What needs to be done -> Print, word for word, every line from the beginning of the listing up to and including the line with "fontsize=fs, fontweight='medium', linespacing=1.15)". Pictures are to be excluded.

# Provided information start

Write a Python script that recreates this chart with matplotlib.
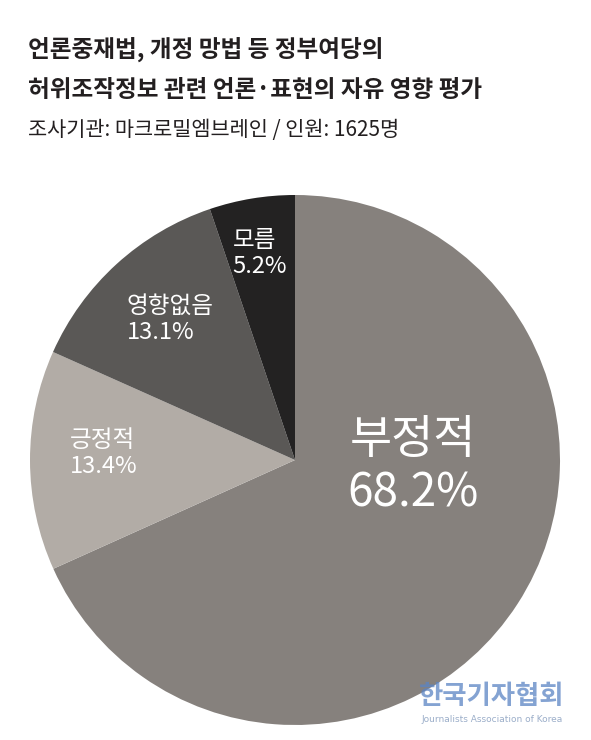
import numpy as np
import matplotlib
matplotlib.use("Agg")
import matplotlib.pyplot as plt

plt.rcParams['font.family'] = ['Noto Sans CJK KR', 'DejaVu Sans']

# Data
categories = ['부정적', '긍정적', '영향없음', '모름']
values = [68.2, 13.4, 13.1, 5.2]
colors = ['#86817d', '#b2aca6', '#5a5856', '#232222']

title_lines = ['언론중재법, 개정 망법 등 정부여당의', '허위조작정보 관련 언론·표현의 자유 영향 평가']
subtitle = '조사기관: 마크로밀엠브레인 / 인원: 1625명'

# label anchor positions in pie data units (radius = 1)
label_pos = [(0.445, -0.025), (-0.85, 0.025), (-0.635, 0.53), (-0.235, 0.78)]
label_ha = ['center', 'left', 'left', 'left']
label_size = [33, 17, 17, 17]

W, H = 591, 740
fig = plt.figure(figsize=(W / 100, H / 100), dpi=100)
fig.patch.set_facecolor('white')

# pie centre (295, 460) px, radius 265 px
cx, cy, r = 295, 460, 265
ax = fig.add_axes([(cx - r) / W, (H - cy - r) / H, 2 * r / W, 2 * r / H])
wedges, _ = ax.pie(values, colors=colors, startangle=90, counterclock=False,
                   radius=1, wedgeprops=dict(linewidth=0))
ax.set_xlim(-1, 1)
ax.set_ylim(-1, 1)
ax.set_aspect('equal')
ax.axis('off')

for cat, val, (x, y), ha, fs in zip(categories, values, label_pos, label_ha, label_size):
    ax.text(x, y, f'{cat}\n{val:.1f}%', ha=ha, va='center', color='white',
            fontsize=fs, fontweight='medium', linespacing=1.15)

# titles
fig.text(28 / W, 1 - 50 / H, title_lines[0], fontsize=17, fontweight='bold',
         color='#231f20', va='center', ha='left')
fig.text(28 / W, 1 - 90 / H, title_lines[1], fontsize=17, fontweight='bold',
         color='#231f20', va='center', ha='left')
fig.text(28 / W, 1 - 130 / H, subtitle, fontsize=15, color='#231f20',
         va='center', ha='left')

# watermark
fig.text(492 / W, 1 - 697 / H, '한국기자협회', fontsize=19, fontweight='bold',
         color='#5b84c4', alpha=0.75, ha='center', va='center')
fig.text(492 / W, 1 - 719 / H, 'Journalists Association of Korea', fontsize=6.5,
         color='#8aa0c0', alpha=0.85, ha='center', va='center', family=['DejaVu Sans'])

fig.savefig('out.png', dpi=100, facecolor='white')
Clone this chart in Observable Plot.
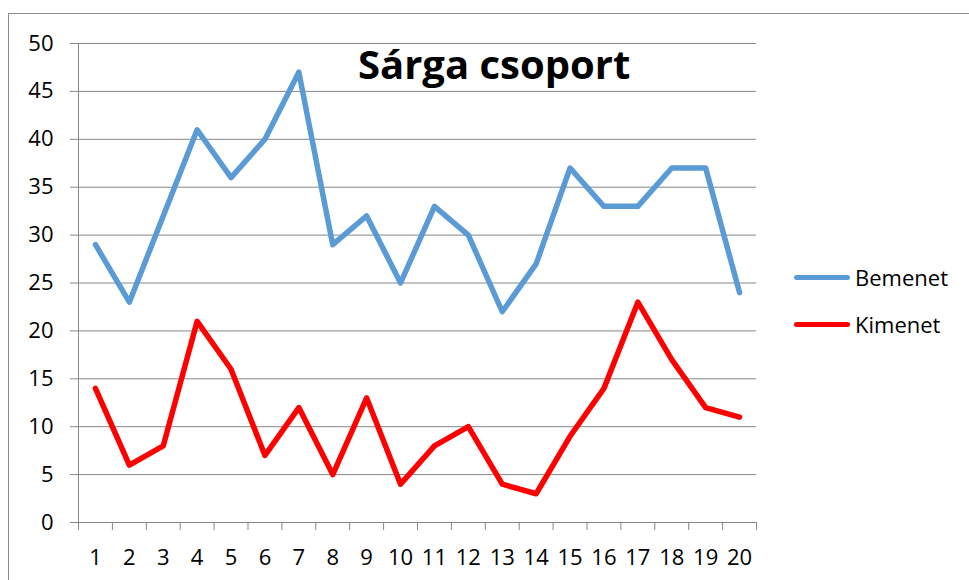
<!DOCTYPE html>
<html>
<head>
<meta charset="utf-8">
<script src="https://cdn.jsdelivr.net/npm/d3@7"></script>
<script src="https://cdn.jsdelivr.net/npm/@observablehq/plot@0.6"></script>
<style>
  html, body { margin: 0; padding: 0; background: #fff; overflow: hidden; width: 969px; height: 580px; }
  #wrap { position: relative; width: 969px; height: 580px; font-family: "Open Sans", sans-serif; }
  #border { position: absolute; left: 8px; top: 13px; width: 1000px; height: 600px; border: 1px solid #8c8c8c; box-sizing: border-box; }
  #chart { position: absolute; left: 0; top: 0; }
  #title { position: absolute; left: 358px; top: 44px; font-size: 40px; font-weight: 700; color: #000; white-space: nowrap; line-height: 1; font-family: "Open Sans", sans-serif; }
  .leg { position: absolute; display: flex; align-items: center; font-size: 22px; color: #000; white-space: nowrap; }
  .sw { width: 56px; height: 5px; border-radius: 3px; margin-right: 5px; }
</style>
</head>
<body>
<div id="wrap">
  <div id="border"></div>
  <div id="chart"></div>
  <div id="title">Sárga csoport</div>
  <div class="leg" style="left:794px; top:262px;"><div class="sw" style="background:#5B9BD5"></div><span>Bemenet</span></div>
  <div class="leg" style="left:794px; top:309px;"><div class="sw" style="background:#FF0000"></div><span>Kimenet</span></div>
</div>
<script>
const categories = [1,2,3,4,5,6,7,8,9,10,11,12,13,14,15,16,17,18,19,20];
const bemenet = [29,23,32,41,36,40,47,29,32,25,33,30,22,27,37,33,33,37,37,24];
const kimenet = [14,6,8,21,16,7,12,5,13,4,8,10,4,3,9,14,23,17,12,11];
const seriesNames = ["Bemenet", "Kimenet"];
const seriesColors = ["#5B9BD5", "#FF0000"];
const yTicks = [0,5,10,15,20,25,30,35,40,45,50];

const rows = [];
categories.forEach((c, i) => {
  rows.push({cat: c, value: bemenet[i], series: seriesNames[0]});
  rows.push({cat: c, value: kimenet[i], series: seriesNames[1]});
});
const boundaries = categories.map(c => c - 0.5).concat([categories[categories.length - 1] + 0.5]);

const chart = Plot.plot({
  width: 969,
  height: 580,
  marginLeft: 78,
  marginRight: 213,
  marginTop: 43,
  marginBottom: 58,
  style: {fontFamily: "'Open Sans', sans-serif", fontSize: "22px", background: "transparent", color: "#000"},
  x: {type: "linear", domain: [boundaries[0], boundaries[boundaries.length - 1]]},
  y: {domain: [0, 50]},
  color: {domain: seriesNames, range: seriesColors},
  marks: [
    Plot.gridY(yTicks, {stroke: "#868686", strokeOpacity: 1, strokeWidth: 1}),
    Plot.ruleX([boundaries[0]], {stroke: "#868686", strokeWidth: 1}),
    Plot.axisY(yTicks, {tickSize: 8, tickPadding: 17, stroke: "#868686", fill: "#000", fontSize: 22, label: null}),
    Plot.axisX(boundaries, {tickSize: 8, stroke: "#868686", text: null, label: null}),
    Plot.axisX(categories, {tickSize: 0, tickPadding: 27, fill: "#000", fontSize: 22, tickFormat: d => String(d), label: null}),
    Plot.line(rows, {x: "cat", y: "value", stroke: "series", z: "series", strokeWidth: 5.5, strokeLinejoin: "round", strokeLinecap: "round"})
  ]
});
document.getElementById("chart").appendChild(chart);
</script>
</body>
</html>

# Provided information end

Result for this exercise ->
Write a Python script that recreates this chart with matplotlib.
import numpy as np
import matplotlib
matplotlib.use("Agg")
import matplotlib.pyplot as plt

plt.rcParams['font.family'] = ['Noto Sans CJK KR', 'DejaVu Sans']

# Data
categories = ['부정적', '긍정적', '영향없음', '모름']
values = [68.2, 13.4, 13.1, 5.2]
colors = ['#86817d', '#b2aca6', '#5a5856', '#232222']

title_lines = ['언론중재법, 개정 망법 등 정부여당의', '허위조작정보 관련 언론·표현의 자유 영향 평가']
subtitle = '조사기관: 마크로밀엠브레인 / 인원: 1625명'

# label anchor positions in pie data units (radius = 1)
label_pos = [(0.445, -0.025), (-0.85, 0.025), (-0.635, 0.53), (-0.235, 0.78)]
label_ha = ['center', 'left', 'left', 'left']
label_size = [33, 17, 17, 17]

W, H = 591, 740
fig = plt.figure(figsize=(W / 100, H / 100), dpi=100)
fig.patch.set_facecolor('white')

# pie centre (295, 460) px, radius 265 px
cx, cy, r = 295, 460, 265
ax = fig.add_axes([(cx - r) / W, (H - cy - r) / H, 2 * r / W, 2 * r / H])
wedges, _ = ax.pie(values, colors=colors, startangle=90, counterclock=False,
                   radius=1, wedgeprops=dict(linewidth=0))
ax.set_xlim(-1, 1)
ax.set_ylim(-1, 1)
ax.set_aspect('equal')
ax.axis('off')

for cat, val, (x, y), ha, fs in zip(categories, values, label_pos, label_ha, label_size):
    ax.text(x, y, f'{cat}\n{val:.1f}%', ha=ha, va='center', color='white',
            fontsize=fs, fontweight='medium', linespacing=1.15)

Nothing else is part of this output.